Which is not to say that I’m unfriendly or mean– I’m not. I’m always good for the "hi there" wave while dragging in groceries and passing by on the way to my car. I prefer a nuclear relationship with my neighbors– i.e. if there were a nuclear bomb on the way to Chicago, I’d be the first to share a basement with you and pull our canned goods together.
One of my favorite Twilight Zone episodes, The Shelter, helped me put words to my default neighbor policy. Here’s the wikipedia summary:
The local neighborhood of a typical suburban community is having a
small dinner to honor the local Dr. Stockton at his house. Everybody is
especially friendly and mention is made of his late night work on a fallout shelter
that he has built in the basement.
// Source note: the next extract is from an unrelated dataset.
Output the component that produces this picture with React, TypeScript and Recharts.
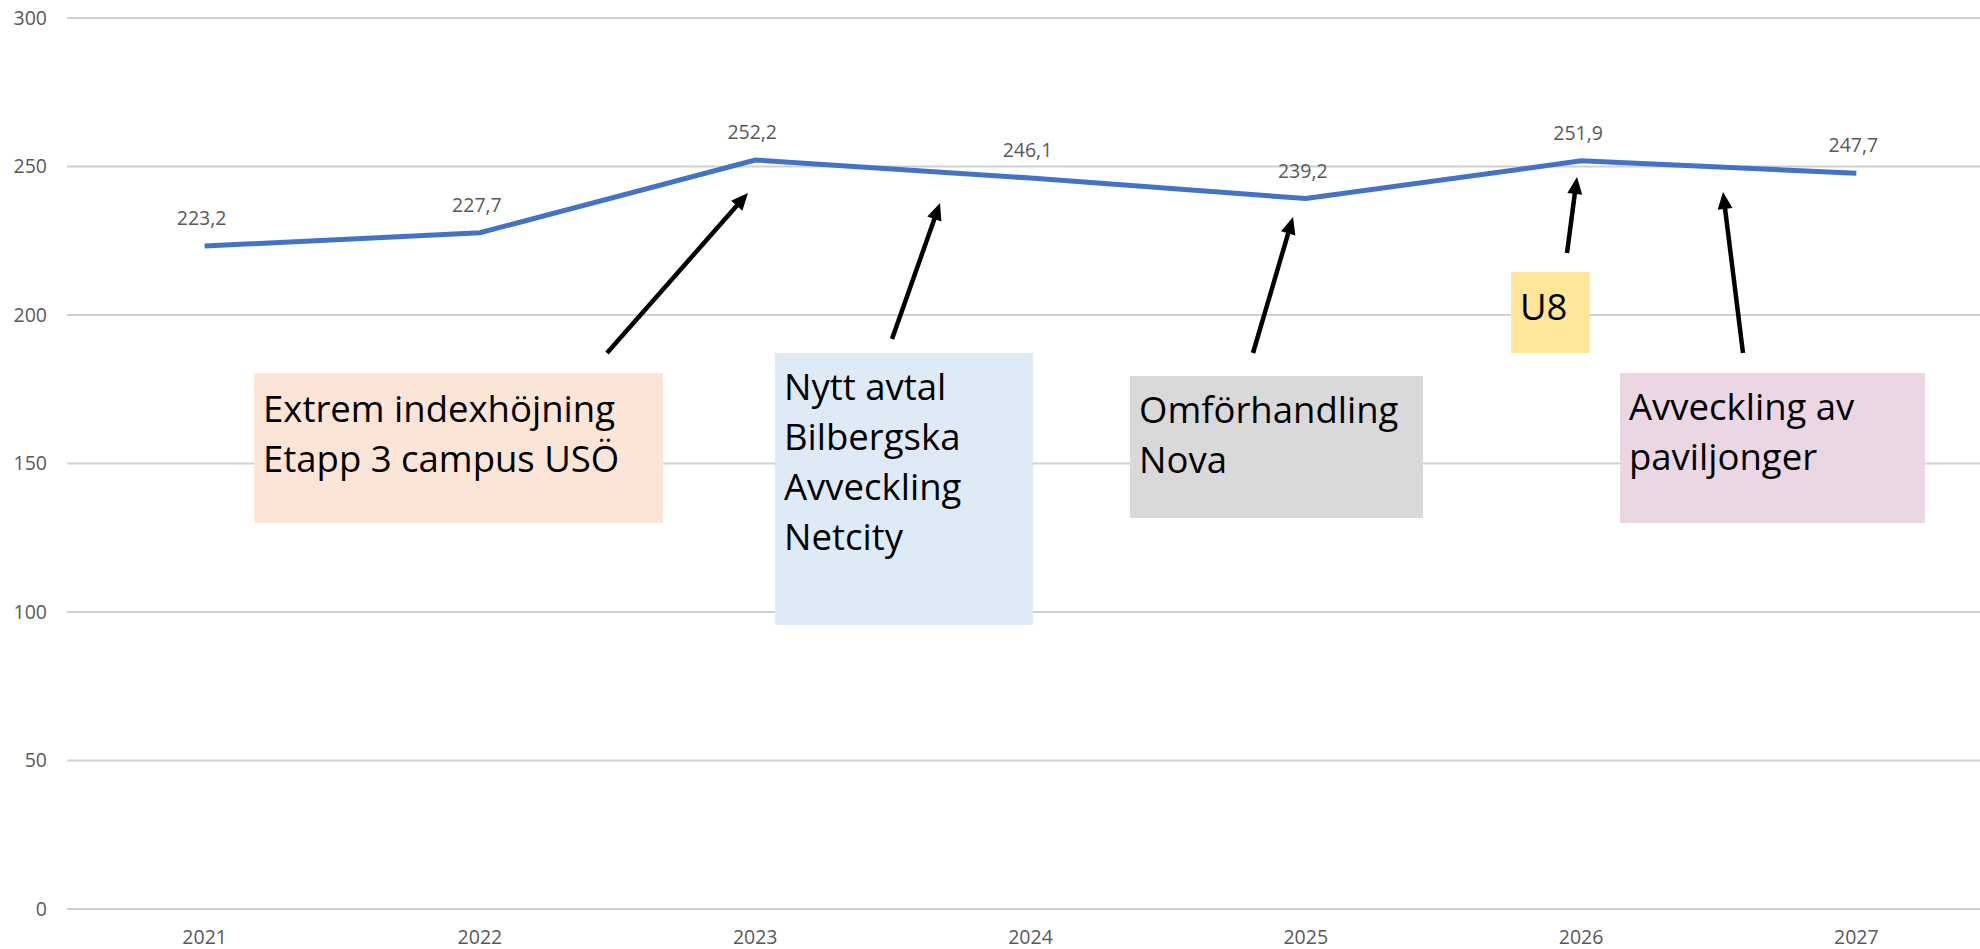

A scary radio announcement is made
that unidentified objects have been detected heading for the United
States. Everybody knows what it means: nuclear attack.
The doctor locks himself and his family into the shelter. The
neighborhood becomes hysterical and wants to occupy the shelter. All
the friendliness disappears and is replaced with hate. The last scene
shows the once-friendly neighbors breaking down the door to the shelter
with a battering ram. Just then, the radio announces that the objects
have been identified as harmless satellites. Rod Serling makes the
final statement. “For civilization to survive, man must remain civilized.”
On Friday morning at about 2 AM, a 27-year-old man who lived across the alley from me was shot and killed in his apartment. I was sleeping, and never heard a thing. A fact that bothers me. While my neighbor was taking a last breath, I was aslumber in air conditioned glory.
As the Tribune story notes, the people in this apartment had lots of parties. Mellow parties, for the most part– never any trouble. Just lots of porch-talking etc. I sometimes thought to myself, rustling in my kitchen for late night snacks with kitchen window open to their fun, that if I was a friendlier neighbor (and if I still drank), maybe I’d go on over there and introduce myself.
The circumstances of his death seem pretty sketchy at this point, but he’s dead for sure. His family were there yesterday, slowly removing his stuff, hugging softly, patting shoulders. They were crushed. As I watched them in daylight out my kitchen, I played his death scene in my head, based on conflicting news accounts, and I knew nothing.